►
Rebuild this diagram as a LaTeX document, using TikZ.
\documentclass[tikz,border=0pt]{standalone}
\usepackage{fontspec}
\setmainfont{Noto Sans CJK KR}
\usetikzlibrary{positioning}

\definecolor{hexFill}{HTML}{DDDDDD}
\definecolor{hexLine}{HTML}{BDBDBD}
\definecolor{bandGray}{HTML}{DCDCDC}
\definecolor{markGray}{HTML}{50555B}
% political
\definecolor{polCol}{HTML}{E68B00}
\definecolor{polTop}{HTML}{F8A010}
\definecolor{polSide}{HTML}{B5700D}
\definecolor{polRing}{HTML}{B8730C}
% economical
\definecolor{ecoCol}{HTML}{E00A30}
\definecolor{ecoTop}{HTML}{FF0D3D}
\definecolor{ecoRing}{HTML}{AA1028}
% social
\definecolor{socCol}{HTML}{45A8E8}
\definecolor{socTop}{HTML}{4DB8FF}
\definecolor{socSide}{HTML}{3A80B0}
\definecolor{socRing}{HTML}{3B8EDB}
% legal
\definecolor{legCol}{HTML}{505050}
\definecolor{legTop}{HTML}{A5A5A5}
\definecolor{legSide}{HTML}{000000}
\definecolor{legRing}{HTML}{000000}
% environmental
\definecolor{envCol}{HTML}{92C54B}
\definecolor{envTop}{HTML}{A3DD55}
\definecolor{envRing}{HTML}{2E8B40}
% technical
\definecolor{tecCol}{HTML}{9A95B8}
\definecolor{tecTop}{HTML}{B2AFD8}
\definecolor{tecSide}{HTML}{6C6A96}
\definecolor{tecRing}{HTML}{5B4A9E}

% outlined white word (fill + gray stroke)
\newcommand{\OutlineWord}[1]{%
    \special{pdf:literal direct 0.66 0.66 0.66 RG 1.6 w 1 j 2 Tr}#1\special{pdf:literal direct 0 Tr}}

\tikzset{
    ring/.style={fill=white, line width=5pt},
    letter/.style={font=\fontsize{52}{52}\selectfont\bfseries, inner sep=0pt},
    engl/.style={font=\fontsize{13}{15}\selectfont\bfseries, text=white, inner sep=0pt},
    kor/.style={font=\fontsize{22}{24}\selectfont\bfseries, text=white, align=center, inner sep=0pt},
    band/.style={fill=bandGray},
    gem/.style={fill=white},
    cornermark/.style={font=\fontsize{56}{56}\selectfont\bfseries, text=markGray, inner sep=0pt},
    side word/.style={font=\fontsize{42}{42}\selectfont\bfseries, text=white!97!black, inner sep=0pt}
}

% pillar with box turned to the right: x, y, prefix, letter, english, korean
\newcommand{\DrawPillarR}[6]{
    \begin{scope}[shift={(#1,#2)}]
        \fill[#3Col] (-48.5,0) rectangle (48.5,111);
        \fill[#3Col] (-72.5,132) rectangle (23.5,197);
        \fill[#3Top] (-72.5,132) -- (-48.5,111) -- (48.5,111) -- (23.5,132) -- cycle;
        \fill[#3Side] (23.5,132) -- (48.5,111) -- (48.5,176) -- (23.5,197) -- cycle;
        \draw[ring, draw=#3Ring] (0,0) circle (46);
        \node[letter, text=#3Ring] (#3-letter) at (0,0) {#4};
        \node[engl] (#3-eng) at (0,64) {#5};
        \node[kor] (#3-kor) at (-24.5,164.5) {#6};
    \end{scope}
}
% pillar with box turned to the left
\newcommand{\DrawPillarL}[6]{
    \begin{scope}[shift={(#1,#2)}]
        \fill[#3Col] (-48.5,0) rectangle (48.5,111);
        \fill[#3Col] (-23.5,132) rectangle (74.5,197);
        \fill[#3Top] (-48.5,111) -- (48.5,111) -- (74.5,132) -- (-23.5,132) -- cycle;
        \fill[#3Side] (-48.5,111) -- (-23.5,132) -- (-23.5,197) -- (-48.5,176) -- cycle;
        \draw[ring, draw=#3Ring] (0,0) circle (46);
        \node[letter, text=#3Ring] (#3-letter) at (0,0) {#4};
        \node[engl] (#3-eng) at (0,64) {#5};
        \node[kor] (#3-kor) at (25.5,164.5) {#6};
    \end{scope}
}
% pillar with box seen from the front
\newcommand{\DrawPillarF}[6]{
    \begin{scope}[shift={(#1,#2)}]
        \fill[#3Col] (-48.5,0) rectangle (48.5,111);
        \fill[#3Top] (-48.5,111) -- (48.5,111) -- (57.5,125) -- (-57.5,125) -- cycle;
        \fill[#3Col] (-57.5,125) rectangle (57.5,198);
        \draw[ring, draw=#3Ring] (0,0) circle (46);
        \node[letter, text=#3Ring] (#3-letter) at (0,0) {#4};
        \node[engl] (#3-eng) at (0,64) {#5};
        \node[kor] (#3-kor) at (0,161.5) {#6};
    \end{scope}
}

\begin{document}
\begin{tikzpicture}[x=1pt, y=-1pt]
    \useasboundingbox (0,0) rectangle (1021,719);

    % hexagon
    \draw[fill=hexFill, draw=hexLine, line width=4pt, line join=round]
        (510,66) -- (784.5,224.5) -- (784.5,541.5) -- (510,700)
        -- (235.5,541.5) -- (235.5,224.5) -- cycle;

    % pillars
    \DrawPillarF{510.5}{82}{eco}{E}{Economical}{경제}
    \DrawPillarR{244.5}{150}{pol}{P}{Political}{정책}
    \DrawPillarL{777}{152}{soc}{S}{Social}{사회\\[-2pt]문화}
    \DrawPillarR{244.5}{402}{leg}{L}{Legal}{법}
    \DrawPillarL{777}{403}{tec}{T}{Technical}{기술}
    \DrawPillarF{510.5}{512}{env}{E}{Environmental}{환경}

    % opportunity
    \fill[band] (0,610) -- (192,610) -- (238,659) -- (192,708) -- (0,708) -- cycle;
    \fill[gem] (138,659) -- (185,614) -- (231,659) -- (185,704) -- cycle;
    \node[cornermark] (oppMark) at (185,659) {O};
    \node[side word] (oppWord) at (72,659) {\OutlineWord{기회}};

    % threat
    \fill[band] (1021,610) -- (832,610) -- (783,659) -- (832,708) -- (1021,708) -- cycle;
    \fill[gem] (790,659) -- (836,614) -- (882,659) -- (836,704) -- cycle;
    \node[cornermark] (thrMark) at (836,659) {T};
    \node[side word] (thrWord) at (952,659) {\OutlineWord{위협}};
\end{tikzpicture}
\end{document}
◄
►
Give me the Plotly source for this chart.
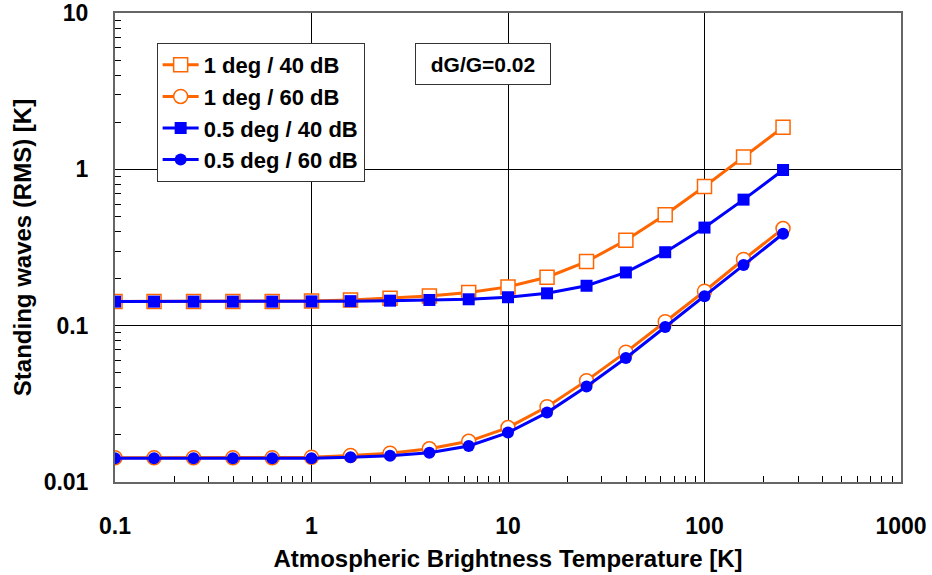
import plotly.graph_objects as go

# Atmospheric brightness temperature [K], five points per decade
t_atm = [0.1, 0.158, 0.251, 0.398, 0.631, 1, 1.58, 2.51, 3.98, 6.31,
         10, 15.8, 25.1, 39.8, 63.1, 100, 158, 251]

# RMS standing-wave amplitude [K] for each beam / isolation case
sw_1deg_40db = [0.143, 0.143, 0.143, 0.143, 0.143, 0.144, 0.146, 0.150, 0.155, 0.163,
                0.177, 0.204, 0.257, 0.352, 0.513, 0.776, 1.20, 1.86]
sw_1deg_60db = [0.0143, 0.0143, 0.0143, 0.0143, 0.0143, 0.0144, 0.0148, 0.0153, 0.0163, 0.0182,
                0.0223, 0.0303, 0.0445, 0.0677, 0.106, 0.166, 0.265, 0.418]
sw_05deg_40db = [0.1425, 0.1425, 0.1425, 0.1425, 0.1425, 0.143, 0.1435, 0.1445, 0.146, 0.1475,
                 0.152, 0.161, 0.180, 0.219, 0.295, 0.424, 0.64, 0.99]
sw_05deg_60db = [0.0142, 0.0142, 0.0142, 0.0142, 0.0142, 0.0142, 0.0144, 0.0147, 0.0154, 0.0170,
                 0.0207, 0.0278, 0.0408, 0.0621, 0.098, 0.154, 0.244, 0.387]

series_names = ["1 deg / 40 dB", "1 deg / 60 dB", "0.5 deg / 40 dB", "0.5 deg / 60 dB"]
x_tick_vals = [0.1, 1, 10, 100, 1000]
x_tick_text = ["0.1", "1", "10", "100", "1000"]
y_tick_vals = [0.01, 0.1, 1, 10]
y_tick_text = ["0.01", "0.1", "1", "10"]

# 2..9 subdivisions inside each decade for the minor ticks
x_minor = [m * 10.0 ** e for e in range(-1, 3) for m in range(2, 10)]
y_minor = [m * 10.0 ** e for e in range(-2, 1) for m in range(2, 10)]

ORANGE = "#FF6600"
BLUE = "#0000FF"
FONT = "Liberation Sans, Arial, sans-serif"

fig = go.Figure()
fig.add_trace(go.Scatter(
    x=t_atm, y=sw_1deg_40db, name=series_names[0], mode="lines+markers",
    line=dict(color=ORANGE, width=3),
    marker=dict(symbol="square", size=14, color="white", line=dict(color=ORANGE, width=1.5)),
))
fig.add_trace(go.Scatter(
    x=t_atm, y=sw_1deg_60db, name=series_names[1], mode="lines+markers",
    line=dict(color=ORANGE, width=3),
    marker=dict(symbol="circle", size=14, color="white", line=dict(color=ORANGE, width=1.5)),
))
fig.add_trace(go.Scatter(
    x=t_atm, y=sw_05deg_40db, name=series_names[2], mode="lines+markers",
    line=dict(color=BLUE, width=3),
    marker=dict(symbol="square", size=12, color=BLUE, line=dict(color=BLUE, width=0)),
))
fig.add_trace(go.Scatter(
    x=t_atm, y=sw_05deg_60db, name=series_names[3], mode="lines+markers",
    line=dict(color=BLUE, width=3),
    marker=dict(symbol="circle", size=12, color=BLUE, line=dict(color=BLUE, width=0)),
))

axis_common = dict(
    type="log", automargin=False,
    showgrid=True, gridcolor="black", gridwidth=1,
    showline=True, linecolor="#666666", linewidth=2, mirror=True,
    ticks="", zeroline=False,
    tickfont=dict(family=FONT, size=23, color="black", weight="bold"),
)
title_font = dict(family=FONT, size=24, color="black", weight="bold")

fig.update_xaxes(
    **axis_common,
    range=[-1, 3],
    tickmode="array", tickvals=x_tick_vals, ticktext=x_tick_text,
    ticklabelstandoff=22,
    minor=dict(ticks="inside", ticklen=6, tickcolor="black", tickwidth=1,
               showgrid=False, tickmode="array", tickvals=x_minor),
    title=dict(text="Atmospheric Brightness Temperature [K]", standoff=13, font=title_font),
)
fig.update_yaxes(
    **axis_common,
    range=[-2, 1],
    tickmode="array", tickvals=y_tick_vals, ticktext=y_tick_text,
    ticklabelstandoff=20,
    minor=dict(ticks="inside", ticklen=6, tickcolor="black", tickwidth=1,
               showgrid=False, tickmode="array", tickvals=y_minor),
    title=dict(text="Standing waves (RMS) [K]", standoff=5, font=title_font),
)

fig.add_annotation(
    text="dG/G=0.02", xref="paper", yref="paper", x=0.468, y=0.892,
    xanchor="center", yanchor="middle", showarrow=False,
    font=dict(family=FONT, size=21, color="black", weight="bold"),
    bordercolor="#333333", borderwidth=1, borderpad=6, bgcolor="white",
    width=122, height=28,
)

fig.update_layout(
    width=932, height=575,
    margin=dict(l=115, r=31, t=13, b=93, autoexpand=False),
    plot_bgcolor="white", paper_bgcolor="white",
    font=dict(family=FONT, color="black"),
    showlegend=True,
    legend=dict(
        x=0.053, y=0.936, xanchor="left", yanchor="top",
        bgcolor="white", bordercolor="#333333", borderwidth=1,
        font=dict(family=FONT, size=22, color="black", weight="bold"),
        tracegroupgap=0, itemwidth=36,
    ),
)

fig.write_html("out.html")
◄
►
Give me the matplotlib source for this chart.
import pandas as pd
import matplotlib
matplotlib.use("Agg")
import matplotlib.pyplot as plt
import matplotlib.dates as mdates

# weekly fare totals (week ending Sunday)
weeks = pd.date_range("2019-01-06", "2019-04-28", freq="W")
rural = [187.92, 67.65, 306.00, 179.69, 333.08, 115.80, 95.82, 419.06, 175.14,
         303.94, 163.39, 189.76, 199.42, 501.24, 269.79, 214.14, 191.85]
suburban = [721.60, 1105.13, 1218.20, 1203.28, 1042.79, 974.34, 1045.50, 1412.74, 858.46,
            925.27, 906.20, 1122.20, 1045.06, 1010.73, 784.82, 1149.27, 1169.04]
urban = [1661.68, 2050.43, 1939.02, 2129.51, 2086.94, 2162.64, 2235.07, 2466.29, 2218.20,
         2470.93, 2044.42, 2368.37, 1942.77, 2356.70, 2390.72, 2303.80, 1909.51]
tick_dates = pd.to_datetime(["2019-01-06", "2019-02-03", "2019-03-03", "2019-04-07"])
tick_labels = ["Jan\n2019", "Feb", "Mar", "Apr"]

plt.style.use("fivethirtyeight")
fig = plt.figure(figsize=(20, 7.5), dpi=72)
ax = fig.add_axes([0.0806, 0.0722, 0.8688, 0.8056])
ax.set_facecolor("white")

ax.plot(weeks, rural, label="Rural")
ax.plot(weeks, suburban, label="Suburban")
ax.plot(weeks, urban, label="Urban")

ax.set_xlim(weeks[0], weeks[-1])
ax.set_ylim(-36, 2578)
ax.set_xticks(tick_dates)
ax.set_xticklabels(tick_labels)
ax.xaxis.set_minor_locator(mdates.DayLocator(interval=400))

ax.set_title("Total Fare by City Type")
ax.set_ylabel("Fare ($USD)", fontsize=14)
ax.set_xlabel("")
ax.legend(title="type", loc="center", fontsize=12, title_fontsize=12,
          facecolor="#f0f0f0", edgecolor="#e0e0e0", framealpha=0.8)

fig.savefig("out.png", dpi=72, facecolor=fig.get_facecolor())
◄
● **BRIEF**:
Write down exactly what the lines above say, from the line holding "Give me the Plotly source for this chart." through the line holding "y_minor = [m", and nothing more. Do not copy the pictures.

● **FINAL RESULT**:
Give me the Plotly source for this chart.
import plotly.graph_objects as go

# Atmospheric brightness temperature [K], five points per decade
t_atm = [0.1, 0.158, 0.251, 0.398, 0.631, 1, 1.58, 2.51, 3.98, 6.31,
         10, 15.8, 25.1, 39.8, 63.1, 100, 158, 251]

# RMS standing-wave amplitude [K] for each beam / isolation case
sw_1deg_40db = [0.143, 0.143, 0.143, 0.143, 0.143, 0.144, 0.146, 0.150, 0.155, 0.163,
                0.177, 0.204, 0.257, 0.352, 0.513, 0.776, 1.20, 1.86]
sw_1deg_60db = [0.0143, 0.0143, 0.0143, 0.0143, 0.0143, 0.0144, 0.0148, 0.0153, 0.0163, 0.0182,
                0.0223, 0.0303, 0.0445, 0.0677, 0.106, 0.166, 0.265, 0.418]
sw_05deg_40db = [0.1425, 0.1425, 0.1425, 0.1425, 0.1425, 0.143, 0.1435, 0.1445, 0.146, 0.1475,
                 0.152, 0.161, 0.180, 0.219, 0.295, 0.424, 0.64, 0.99]
sw_05deg_60db = [0.0142, 0.0142, 0.0142, 0.0142, 0.0142, 0.0142, 0.0144, 0.0147, 0.0154, 0.0170,
                 0.0207, 0.0278, 0.0408, 0.0621, 0.098, 0.154, 0.244, 0.387]

series_names = ["1 deg / 40 dB", "1 deg / 60 dB", "0.5 deg / 40 dB", "0.5 deg / 60 dB"]
x_tick_vals = [0.1, 1, 10, 100, 1000]
x_tick_text = ["0.1", "1", "10", "100", "1000"]
y_tick_vals = [0.01, 0.1, 1, 10]
y_tick_text = ["0.01", "0.1", "1", "10"]

# 2..9 subdivisions inside each decade for the minor ticks
x_minor = [m * 10.0 ** e for e in range(-1, 3) for m in range(2, 10)]
y_minor = [m * 10.0 ** e for e in range(-2, 1) for m in range(2, 10)]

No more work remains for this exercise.